Show all lines that include the string "with"; copy each one.

── Material provided ──

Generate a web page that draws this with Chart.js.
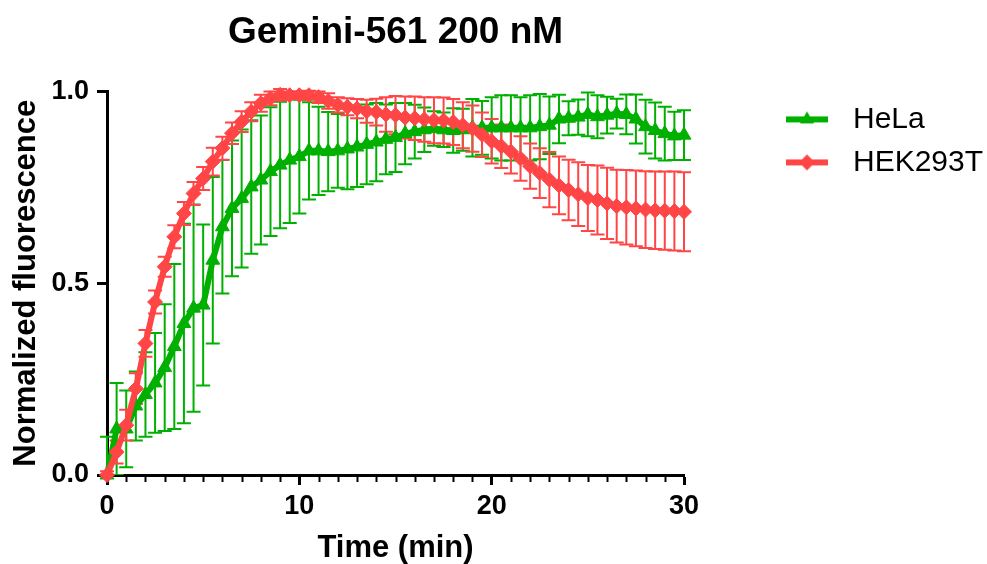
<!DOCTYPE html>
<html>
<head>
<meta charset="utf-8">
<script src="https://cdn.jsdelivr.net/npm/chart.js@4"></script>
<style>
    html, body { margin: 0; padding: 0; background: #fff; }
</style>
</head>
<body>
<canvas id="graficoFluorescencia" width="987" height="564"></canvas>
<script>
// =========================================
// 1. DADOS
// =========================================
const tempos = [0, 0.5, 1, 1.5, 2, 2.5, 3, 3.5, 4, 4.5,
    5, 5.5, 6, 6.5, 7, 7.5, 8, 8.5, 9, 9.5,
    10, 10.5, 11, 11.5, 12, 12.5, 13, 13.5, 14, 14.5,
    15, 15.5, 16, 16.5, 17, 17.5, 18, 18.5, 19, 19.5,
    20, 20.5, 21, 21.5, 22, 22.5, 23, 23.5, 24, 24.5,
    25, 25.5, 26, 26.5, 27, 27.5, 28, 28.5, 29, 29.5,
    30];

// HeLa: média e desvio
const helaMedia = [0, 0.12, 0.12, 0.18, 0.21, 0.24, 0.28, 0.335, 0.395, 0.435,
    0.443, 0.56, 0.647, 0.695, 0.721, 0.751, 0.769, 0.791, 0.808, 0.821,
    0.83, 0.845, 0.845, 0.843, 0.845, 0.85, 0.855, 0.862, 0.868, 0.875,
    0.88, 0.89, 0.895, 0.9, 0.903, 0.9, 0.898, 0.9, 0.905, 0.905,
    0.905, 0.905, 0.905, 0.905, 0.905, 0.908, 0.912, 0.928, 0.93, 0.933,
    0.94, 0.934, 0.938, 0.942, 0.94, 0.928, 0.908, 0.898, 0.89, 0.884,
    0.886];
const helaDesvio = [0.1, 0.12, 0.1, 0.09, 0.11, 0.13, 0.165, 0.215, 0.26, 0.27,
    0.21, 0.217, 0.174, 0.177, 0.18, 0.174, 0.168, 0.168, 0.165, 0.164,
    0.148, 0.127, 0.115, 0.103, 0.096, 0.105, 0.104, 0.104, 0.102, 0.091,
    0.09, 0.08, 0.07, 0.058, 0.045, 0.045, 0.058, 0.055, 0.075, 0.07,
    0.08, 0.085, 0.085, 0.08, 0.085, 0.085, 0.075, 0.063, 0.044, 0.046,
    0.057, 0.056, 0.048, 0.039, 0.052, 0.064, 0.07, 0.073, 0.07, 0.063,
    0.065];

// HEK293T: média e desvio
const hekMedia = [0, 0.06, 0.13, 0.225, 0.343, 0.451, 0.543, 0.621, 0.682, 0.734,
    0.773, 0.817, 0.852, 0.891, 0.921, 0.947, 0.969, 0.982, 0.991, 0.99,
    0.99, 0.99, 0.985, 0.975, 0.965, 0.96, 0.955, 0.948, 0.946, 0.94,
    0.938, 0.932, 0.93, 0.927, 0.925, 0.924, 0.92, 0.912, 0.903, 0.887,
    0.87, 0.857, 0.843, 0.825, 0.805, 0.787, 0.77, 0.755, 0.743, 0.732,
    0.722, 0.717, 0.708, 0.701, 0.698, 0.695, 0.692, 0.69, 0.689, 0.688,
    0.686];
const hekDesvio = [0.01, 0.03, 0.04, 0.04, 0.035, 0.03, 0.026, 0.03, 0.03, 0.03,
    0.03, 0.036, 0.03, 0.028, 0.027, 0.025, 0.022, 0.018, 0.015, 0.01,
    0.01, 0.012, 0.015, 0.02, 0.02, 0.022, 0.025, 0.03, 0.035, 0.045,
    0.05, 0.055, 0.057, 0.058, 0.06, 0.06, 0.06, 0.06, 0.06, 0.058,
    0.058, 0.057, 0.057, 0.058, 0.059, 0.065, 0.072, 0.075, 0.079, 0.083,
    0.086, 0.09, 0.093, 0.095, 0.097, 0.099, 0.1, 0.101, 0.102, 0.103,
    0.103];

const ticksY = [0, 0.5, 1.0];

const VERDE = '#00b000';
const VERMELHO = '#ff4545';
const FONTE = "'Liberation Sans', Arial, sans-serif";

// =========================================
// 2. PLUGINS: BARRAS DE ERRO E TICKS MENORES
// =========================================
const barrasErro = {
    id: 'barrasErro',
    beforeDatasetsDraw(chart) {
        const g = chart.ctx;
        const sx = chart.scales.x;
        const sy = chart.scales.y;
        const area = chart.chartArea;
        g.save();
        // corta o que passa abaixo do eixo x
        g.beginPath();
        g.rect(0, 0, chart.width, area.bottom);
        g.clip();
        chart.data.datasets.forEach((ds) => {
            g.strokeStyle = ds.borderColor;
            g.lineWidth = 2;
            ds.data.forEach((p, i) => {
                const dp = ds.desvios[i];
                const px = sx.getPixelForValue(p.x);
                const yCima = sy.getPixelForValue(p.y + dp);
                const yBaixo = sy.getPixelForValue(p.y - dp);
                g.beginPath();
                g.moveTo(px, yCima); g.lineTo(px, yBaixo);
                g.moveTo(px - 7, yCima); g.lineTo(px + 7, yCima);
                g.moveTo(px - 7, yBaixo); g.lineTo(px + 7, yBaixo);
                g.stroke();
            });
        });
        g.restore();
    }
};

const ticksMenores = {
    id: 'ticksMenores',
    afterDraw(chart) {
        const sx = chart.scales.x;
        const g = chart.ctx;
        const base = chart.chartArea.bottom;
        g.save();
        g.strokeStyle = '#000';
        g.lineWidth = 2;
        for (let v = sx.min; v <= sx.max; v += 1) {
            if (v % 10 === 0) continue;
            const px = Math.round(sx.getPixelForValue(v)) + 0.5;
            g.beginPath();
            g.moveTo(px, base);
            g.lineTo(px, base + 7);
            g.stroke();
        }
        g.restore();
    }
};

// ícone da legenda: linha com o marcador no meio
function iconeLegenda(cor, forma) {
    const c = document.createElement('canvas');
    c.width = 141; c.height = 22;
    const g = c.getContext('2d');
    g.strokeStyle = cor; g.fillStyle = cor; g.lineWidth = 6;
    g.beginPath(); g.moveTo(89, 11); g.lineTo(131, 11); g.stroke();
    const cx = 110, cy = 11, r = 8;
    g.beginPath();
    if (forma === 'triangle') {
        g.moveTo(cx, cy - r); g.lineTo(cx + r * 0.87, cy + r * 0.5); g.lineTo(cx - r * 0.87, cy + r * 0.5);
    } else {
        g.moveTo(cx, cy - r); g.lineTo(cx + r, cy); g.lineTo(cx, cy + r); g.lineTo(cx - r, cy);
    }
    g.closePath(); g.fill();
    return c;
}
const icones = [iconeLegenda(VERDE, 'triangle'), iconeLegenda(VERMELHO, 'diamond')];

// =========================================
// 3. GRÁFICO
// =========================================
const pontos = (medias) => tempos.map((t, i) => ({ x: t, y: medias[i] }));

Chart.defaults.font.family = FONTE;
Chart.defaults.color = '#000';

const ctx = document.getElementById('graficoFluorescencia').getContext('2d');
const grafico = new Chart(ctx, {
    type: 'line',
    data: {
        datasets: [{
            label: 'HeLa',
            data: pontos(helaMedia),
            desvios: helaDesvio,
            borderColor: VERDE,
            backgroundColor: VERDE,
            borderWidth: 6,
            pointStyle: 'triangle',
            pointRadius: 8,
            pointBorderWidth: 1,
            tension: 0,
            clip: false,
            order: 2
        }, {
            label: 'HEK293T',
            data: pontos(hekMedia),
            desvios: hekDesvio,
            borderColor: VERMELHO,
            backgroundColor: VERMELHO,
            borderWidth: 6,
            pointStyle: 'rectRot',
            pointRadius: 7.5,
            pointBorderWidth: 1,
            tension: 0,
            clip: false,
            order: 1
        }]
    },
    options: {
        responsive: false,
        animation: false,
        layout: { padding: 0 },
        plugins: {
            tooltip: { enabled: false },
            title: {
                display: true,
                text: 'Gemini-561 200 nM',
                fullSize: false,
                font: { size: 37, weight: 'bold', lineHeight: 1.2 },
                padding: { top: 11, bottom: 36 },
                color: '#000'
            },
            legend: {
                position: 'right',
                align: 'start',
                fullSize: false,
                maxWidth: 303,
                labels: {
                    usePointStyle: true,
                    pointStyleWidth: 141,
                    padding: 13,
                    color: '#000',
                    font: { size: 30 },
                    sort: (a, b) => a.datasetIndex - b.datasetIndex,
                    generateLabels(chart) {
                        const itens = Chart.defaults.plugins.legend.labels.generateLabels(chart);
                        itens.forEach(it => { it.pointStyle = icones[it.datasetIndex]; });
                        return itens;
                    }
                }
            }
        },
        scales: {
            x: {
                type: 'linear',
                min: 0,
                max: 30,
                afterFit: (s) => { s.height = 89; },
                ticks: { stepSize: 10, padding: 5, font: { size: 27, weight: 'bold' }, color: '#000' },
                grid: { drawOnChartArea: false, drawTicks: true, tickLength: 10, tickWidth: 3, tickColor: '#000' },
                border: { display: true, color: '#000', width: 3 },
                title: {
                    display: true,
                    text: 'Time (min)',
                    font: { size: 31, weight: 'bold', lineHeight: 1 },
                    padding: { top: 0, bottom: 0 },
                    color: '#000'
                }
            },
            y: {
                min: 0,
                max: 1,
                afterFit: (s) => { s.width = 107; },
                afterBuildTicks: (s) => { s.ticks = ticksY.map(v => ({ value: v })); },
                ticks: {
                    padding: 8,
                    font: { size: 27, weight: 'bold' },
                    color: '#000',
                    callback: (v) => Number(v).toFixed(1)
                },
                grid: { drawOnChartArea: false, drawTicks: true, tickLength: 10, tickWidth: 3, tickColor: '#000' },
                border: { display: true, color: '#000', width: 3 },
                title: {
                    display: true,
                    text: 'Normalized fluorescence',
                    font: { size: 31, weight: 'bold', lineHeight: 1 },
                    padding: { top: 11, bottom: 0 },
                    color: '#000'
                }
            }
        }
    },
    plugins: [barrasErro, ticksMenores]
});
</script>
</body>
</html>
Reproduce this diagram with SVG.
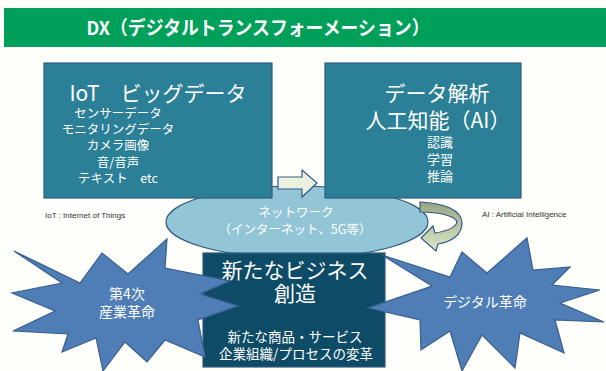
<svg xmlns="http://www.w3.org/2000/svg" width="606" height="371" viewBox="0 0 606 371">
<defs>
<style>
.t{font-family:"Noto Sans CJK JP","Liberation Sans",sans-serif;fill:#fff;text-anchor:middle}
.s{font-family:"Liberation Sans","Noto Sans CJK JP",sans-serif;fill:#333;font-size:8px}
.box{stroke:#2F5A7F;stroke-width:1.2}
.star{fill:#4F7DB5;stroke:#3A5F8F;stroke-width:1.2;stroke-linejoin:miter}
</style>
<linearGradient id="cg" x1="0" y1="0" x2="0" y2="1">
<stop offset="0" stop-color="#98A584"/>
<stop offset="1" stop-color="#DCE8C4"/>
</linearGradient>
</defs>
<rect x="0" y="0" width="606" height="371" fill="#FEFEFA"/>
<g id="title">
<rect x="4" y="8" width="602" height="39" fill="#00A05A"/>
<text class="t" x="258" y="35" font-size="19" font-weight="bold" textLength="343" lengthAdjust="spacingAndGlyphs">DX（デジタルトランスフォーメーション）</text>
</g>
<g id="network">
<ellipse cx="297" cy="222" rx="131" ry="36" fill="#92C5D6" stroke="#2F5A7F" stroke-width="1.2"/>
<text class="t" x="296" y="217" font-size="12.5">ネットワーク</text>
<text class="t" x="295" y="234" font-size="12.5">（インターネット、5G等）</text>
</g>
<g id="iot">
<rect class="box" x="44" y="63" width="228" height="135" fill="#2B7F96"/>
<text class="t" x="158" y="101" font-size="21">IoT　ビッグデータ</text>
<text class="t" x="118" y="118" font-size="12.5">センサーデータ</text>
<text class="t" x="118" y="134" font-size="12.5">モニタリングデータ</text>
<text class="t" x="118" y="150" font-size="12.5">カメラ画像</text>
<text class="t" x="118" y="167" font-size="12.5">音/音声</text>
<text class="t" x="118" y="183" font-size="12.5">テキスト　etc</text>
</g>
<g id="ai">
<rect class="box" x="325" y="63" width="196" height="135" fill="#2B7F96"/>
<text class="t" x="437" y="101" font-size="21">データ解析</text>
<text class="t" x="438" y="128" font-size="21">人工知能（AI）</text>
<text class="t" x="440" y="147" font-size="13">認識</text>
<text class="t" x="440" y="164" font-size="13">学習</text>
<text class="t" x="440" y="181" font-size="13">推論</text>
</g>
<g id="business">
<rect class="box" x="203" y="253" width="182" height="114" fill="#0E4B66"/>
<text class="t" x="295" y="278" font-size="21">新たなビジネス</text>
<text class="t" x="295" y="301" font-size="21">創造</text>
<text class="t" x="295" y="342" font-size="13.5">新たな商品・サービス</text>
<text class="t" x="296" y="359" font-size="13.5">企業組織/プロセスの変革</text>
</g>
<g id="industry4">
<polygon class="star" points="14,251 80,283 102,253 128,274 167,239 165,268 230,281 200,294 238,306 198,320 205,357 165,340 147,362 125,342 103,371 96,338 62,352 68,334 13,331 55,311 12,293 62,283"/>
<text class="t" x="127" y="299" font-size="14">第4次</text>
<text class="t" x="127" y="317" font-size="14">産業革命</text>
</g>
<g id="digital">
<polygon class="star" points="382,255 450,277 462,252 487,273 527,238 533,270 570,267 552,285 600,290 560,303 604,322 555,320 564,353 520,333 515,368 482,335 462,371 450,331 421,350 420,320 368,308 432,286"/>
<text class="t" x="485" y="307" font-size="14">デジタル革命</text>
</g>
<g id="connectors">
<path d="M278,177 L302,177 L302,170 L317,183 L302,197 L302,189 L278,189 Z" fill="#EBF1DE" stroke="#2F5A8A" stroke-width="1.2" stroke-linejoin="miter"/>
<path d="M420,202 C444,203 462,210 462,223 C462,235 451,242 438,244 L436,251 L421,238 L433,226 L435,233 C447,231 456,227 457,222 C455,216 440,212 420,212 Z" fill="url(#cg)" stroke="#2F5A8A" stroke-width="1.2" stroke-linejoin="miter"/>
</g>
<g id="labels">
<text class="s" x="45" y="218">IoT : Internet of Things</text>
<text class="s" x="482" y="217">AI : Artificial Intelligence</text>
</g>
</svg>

───

[Written solution]
Generate a web page that draws this with Chart.js.
Reproduce this diagram with SVG.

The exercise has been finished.